[BEGIN Data to use]

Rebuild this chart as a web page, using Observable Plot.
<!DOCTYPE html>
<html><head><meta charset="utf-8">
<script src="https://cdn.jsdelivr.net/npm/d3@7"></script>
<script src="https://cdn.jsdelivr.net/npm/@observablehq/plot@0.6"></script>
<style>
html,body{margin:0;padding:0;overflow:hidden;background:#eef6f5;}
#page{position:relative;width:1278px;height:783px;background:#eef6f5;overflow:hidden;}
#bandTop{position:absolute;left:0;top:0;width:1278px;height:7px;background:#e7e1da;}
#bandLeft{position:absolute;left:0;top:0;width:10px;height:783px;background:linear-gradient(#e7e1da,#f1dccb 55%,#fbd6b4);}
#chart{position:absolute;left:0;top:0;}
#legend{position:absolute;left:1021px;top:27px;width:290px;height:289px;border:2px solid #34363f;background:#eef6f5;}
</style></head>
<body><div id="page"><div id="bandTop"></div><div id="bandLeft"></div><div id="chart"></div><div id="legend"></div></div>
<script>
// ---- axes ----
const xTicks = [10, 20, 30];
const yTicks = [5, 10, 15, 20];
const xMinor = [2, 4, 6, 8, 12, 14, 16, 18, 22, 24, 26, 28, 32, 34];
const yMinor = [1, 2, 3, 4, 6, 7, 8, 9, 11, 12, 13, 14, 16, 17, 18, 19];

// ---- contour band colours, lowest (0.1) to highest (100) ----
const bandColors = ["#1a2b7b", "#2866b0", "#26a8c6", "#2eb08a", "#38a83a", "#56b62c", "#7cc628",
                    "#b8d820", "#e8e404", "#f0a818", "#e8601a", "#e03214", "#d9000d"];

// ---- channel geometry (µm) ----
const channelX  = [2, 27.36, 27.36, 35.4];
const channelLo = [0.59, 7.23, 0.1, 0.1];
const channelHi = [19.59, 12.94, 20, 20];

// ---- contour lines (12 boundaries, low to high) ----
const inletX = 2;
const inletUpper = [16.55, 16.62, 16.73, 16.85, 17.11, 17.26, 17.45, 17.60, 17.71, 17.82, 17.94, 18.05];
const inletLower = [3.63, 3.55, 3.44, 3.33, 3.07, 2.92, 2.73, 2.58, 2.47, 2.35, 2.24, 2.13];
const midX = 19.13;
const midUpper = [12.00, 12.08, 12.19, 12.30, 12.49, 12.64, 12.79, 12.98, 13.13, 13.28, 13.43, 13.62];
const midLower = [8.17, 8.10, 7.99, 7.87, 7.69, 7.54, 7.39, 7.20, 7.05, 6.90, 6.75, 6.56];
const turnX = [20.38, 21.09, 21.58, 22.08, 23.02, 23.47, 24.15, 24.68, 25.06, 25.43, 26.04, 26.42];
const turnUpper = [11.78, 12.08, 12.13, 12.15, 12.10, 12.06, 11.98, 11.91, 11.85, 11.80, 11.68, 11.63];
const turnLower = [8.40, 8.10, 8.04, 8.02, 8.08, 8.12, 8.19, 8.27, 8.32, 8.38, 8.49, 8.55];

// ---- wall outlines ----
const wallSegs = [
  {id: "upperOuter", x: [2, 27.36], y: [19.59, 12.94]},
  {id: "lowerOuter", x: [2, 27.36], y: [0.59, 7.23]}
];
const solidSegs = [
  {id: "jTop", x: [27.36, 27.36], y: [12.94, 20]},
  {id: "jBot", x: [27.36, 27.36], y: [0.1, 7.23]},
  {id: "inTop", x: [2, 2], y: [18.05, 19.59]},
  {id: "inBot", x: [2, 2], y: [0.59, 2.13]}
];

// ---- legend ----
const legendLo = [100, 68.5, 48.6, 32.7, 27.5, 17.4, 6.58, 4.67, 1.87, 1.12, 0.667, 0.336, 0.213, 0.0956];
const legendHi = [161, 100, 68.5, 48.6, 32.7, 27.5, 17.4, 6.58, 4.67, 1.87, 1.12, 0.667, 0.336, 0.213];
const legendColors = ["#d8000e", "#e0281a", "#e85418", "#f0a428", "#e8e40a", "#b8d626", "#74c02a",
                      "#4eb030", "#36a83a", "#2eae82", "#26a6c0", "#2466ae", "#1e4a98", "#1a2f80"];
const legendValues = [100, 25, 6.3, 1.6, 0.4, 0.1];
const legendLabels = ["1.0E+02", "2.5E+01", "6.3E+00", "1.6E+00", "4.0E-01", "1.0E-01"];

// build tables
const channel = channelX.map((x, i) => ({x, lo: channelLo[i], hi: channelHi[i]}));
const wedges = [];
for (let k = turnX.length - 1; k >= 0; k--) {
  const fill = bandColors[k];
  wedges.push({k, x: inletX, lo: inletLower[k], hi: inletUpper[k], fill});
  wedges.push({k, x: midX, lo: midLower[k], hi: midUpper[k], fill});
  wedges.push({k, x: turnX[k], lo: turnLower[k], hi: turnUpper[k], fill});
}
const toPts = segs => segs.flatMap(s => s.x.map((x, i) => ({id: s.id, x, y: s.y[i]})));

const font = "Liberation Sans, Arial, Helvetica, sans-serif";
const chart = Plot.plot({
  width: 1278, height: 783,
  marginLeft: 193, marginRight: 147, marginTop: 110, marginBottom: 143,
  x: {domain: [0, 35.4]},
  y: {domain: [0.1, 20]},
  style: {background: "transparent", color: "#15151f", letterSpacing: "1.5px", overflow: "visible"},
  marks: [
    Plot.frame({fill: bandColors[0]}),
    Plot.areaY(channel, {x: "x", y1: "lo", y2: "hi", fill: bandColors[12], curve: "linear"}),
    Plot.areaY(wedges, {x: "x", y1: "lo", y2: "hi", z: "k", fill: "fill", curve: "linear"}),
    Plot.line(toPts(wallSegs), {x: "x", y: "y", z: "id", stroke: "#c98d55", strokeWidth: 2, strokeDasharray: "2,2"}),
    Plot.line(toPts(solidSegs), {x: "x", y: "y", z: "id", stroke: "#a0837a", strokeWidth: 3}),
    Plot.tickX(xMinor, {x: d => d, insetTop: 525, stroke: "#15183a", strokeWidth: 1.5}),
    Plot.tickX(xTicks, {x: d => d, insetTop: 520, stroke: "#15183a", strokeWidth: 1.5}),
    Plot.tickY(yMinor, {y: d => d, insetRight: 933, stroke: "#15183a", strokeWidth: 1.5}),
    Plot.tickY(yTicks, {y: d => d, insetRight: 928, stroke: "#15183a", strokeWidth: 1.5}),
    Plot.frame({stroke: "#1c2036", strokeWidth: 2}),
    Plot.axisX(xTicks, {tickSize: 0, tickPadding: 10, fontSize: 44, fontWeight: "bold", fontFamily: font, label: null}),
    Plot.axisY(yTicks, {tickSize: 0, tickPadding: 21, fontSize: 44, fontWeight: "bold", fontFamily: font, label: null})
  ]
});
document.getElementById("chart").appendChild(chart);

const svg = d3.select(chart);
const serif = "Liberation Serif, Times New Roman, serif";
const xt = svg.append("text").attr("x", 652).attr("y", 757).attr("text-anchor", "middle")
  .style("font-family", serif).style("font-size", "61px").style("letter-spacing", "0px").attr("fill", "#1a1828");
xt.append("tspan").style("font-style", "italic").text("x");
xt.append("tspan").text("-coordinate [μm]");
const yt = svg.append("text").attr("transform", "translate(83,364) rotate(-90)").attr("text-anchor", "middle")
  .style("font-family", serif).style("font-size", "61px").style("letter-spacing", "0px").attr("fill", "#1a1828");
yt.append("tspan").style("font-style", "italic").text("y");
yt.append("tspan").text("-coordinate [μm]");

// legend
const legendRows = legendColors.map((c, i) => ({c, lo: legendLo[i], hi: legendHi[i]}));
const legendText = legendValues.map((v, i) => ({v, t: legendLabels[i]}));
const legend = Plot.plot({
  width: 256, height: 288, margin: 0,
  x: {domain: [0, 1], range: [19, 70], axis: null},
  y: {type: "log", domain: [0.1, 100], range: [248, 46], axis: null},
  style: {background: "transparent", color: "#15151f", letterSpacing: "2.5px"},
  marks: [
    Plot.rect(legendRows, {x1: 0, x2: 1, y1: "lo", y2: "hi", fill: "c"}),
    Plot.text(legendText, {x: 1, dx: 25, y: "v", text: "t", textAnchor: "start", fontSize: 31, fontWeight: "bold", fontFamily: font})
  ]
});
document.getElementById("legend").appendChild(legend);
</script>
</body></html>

[END Data to use]
[BEGIN Data to use]

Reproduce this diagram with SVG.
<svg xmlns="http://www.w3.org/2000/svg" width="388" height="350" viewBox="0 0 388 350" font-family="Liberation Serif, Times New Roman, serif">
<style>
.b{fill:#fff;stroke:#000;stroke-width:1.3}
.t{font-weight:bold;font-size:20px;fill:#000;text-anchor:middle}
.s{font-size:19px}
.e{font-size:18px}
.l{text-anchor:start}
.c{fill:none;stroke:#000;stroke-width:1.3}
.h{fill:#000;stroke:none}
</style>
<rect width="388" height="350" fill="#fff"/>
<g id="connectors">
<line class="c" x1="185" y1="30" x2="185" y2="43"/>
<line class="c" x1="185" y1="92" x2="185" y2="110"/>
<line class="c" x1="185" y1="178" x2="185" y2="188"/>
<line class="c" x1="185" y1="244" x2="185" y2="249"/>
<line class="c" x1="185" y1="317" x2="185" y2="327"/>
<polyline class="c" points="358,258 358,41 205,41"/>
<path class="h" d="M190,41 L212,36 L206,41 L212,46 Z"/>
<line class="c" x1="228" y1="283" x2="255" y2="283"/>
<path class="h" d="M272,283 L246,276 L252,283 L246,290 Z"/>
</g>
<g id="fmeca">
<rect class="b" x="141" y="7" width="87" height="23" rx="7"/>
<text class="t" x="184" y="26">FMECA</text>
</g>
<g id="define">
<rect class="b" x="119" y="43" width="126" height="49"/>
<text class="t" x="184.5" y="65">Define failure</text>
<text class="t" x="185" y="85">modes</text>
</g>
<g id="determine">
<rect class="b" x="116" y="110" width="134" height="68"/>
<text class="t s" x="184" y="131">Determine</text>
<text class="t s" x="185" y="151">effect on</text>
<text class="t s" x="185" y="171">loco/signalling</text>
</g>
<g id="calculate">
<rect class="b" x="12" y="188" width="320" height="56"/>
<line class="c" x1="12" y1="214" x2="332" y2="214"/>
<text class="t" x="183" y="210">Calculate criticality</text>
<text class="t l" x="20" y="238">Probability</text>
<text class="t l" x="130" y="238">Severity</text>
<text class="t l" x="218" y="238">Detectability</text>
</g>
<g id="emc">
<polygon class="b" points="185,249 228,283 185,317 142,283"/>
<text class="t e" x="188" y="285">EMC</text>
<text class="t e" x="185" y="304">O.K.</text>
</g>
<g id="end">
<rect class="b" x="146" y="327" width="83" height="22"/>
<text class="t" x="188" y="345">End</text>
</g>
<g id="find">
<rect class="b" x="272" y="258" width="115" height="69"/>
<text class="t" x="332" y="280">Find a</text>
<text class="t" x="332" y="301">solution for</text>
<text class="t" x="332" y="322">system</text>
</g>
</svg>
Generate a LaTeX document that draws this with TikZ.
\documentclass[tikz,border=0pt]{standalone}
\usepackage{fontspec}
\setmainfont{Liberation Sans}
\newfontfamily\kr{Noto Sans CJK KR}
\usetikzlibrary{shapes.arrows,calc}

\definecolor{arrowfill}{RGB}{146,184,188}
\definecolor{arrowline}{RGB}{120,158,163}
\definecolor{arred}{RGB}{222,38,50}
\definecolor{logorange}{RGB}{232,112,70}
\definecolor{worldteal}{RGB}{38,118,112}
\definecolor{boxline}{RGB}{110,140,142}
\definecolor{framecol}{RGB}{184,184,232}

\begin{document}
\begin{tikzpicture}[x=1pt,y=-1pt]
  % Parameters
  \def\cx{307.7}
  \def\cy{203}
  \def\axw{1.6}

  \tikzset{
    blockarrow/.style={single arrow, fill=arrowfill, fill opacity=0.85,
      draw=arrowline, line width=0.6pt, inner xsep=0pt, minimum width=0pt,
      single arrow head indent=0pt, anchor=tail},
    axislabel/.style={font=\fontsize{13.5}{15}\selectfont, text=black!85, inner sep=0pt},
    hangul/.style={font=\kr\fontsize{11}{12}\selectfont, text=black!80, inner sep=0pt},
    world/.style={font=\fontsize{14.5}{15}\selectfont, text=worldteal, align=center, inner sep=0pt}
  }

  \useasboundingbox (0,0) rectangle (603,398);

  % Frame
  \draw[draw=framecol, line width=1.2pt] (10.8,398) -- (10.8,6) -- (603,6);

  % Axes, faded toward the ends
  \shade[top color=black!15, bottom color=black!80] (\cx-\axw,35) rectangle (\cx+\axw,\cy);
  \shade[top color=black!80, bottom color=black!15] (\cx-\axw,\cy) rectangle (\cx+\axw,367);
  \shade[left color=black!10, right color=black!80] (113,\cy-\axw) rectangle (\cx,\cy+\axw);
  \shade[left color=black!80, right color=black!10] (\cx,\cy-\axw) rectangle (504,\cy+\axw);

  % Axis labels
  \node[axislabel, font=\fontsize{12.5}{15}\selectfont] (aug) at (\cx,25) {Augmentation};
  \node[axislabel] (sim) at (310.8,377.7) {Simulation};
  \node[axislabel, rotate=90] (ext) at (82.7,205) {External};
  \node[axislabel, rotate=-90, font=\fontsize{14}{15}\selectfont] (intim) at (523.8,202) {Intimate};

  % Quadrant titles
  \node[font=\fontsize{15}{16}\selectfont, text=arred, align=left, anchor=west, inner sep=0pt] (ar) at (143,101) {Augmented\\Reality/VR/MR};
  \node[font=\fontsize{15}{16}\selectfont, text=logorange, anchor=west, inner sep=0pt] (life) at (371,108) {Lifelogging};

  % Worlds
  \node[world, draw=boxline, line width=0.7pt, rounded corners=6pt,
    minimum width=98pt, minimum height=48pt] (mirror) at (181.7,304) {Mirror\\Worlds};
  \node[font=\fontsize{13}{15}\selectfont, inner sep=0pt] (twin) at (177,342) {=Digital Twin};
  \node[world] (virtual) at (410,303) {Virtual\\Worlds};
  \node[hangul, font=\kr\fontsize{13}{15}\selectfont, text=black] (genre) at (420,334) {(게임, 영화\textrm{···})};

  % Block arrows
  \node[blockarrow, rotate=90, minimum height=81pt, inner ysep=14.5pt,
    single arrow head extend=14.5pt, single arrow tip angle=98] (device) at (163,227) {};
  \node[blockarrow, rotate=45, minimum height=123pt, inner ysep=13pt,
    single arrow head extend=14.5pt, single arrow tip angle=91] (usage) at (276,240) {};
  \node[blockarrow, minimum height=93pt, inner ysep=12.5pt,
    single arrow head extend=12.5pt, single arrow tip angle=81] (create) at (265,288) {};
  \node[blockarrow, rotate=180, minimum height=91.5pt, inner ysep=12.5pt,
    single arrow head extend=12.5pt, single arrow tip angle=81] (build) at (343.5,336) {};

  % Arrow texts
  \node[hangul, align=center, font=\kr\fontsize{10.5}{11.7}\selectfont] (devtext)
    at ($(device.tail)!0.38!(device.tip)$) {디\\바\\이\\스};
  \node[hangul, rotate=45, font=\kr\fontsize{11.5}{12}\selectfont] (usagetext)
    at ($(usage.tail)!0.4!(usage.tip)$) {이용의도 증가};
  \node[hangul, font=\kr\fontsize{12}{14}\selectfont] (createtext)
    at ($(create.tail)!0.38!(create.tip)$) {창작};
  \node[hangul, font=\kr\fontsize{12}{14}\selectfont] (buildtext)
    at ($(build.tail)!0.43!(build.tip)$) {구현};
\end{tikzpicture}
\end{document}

[END Data to use]
[BEGIN Data to use]

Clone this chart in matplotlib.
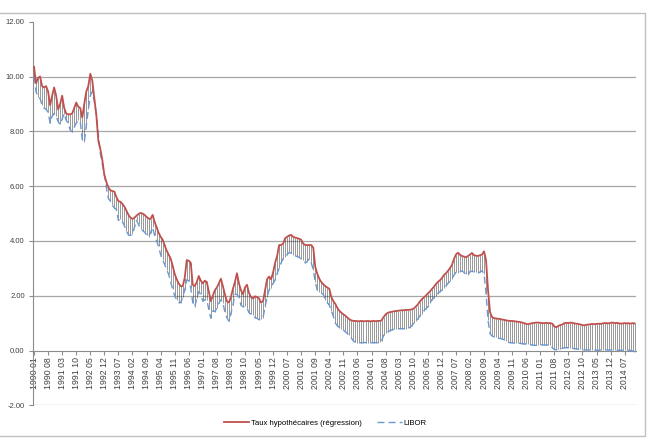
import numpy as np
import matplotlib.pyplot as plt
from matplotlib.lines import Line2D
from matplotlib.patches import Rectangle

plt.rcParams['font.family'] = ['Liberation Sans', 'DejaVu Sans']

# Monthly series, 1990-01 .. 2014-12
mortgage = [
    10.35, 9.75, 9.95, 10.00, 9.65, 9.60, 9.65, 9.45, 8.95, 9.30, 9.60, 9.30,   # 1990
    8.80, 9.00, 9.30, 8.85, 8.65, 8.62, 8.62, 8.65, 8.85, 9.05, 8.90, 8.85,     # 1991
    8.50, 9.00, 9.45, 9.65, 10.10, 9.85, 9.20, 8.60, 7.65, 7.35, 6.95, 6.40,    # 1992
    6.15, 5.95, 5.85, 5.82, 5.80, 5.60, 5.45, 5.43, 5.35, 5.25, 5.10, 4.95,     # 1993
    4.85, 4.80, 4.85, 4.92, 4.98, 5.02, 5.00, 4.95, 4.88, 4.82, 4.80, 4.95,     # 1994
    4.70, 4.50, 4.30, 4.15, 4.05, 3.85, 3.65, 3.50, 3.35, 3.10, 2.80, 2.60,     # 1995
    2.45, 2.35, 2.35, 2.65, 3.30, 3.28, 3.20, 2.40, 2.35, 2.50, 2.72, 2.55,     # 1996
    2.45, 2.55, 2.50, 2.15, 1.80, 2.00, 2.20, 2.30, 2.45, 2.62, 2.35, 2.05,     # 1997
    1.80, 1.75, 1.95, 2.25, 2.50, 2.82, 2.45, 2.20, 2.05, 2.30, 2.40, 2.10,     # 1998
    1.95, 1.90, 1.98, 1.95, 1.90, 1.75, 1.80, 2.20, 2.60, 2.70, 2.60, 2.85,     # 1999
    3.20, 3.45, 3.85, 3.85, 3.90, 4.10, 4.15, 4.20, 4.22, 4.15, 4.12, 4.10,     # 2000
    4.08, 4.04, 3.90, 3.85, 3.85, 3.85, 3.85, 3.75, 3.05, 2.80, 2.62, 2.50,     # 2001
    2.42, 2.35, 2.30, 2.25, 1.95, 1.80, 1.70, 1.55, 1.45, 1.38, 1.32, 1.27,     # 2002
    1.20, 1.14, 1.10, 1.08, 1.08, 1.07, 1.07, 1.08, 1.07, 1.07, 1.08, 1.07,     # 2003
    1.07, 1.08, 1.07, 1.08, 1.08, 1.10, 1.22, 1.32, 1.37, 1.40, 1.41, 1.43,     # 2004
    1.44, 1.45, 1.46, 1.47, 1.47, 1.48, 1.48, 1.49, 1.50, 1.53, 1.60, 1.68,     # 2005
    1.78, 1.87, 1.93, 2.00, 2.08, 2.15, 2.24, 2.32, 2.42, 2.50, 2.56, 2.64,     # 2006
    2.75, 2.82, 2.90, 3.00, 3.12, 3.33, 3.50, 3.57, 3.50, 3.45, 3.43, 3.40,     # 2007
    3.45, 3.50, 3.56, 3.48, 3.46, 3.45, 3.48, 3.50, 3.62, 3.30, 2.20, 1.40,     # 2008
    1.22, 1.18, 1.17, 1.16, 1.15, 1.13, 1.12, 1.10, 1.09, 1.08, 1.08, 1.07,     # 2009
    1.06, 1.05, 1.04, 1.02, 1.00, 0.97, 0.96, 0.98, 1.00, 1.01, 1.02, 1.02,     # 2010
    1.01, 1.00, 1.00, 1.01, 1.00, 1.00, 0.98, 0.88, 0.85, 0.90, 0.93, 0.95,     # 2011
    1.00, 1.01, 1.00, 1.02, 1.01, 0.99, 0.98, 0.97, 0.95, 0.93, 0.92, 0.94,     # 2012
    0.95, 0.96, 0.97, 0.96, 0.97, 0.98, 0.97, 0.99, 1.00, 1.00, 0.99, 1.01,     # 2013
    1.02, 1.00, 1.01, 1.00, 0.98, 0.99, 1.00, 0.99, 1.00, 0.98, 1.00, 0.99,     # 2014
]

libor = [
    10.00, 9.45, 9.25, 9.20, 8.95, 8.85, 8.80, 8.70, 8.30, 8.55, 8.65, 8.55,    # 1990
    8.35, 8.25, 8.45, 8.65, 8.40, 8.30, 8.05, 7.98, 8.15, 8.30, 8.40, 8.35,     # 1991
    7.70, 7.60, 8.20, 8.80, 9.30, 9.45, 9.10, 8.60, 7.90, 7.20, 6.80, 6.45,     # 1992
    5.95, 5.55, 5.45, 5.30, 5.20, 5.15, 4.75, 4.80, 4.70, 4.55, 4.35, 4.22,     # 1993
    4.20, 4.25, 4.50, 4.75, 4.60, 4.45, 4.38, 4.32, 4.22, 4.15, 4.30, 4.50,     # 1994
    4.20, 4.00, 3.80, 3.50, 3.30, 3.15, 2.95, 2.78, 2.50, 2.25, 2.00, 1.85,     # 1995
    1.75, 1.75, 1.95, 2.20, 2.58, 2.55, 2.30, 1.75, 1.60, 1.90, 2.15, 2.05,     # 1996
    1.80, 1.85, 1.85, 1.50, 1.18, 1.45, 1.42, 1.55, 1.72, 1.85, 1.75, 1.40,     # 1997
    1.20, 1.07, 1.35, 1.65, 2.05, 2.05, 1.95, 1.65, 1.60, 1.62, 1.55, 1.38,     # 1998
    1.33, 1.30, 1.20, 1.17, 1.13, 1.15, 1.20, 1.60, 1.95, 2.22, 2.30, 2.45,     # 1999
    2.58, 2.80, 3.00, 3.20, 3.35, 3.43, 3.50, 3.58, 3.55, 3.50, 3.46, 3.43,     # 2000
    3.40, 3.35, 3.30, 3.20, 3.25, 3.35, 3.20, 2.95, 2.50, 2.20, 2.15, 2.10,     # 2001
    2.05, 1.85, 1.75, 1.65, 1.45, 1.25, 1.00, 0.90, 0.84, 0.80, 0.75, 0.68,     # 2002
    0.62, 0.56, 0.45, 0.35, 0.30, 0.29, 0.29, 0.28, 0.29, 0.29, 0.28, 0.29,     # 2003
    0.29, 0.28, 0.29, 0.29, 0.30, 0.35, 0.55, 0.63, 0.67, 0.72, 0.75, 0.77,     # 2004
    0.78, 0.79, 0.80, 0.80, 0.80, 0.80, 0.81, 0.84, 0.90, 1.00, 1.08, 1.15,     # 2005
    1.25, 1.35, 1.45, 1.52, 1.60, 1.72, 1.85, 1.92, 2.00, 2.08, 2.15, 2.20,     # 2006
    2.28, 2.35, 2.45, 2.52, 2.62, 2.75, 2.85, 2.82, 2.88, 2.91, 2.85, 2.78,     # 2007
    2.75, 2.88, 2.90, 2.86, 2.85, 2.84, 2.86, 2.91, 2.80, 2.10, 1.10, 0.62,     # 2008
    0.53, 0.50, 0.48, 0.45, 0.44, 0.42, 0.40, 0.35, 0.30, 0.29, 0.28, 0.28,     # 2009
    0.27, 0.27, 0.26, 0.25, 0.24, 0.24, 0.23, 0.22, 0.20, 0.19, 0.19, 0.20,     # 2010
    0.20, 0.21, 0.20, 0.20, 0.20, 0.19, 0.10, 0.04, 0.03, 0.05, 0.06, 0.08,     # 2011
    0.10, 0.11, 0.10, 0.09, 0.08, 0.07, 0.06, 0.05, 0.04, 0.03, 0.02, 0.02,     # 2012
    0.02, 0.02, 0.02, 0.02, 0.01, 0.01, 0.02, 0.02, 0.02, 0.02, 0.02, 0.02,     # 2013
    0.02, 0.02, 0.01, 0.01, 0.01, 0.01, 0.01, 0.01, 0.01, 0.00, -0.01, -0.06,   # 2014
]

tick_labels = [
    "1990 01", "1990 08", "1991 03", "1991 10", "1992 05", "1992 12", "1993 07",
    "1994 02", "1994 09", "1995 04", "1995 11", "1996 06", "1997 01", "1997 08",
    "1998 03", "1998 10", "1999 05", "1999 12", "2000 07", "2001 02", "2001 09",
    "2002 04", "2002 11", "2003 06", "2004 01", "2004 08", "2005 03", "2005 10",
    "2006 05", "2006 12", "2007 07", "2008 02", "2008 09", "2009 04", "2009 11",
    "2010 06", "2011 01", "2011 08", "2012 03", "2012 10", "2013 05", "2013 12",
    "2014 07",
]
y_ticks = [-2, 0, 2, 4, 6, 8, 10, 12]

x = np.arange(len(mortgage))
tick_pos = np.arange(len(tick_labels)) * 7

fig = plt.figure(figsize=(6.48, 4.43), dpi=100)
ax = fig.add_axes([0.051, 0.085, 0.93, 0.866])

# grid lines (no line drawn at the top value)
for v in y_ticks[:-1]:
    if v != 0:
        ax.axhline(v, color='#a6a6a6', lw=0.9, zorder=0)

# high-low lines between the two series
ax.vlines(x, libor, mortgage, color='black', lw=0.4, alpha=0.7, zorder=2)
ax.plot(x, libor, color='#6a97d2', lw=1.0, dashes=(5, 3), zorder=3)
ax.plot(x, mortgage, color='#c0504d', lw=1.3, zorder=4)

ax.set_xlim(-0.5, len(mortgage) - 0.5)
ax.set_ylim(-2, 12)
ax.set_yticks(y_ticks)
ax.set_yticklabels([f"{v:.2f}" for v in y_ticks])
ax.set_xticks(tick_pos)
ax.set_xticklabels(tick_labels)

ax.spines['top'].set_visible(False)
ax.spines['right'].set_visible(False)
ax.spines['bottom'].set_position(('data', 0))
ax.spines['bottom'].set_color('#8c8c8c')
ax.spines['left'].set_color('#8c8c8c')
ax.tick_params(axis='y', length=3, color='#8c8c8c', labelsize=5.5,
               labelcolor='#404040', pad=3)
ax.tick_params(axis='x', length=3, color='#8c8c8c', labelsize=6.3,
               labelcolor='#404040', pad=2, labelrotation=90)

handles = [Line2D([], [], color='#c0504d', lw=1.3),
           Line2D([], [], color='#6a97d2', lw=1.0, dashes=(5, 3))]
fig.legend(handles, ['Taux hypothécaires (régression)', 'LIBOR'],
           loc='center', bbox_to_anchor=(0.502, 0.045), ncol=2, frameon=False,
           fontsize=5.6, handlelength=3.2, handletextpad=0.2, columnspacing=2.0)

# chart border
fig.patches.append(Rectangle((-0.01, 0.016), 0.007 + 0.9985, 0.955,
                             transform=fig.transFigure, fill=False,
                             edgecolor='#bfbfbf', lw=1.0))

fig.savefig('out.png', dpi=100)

[END Data to use]

- Directions:
Can you give again only the lines between the one containing "Clone this chart in matplotlib." and the one containing "plt.rcParams['font.family'] = ['Liberation", counting both, exactly as they appear and without any pictures?

- Answer to the problem:
Clone this chart in matplotlib.
import numpy as np
import matplotlib.pyplot as plt
from matplotlib.lines import Line2D
from matplotlib.patches import Rectangle

plt.rcParams['font.family'] = ['Liberation Sans', 'DejaVu Sans']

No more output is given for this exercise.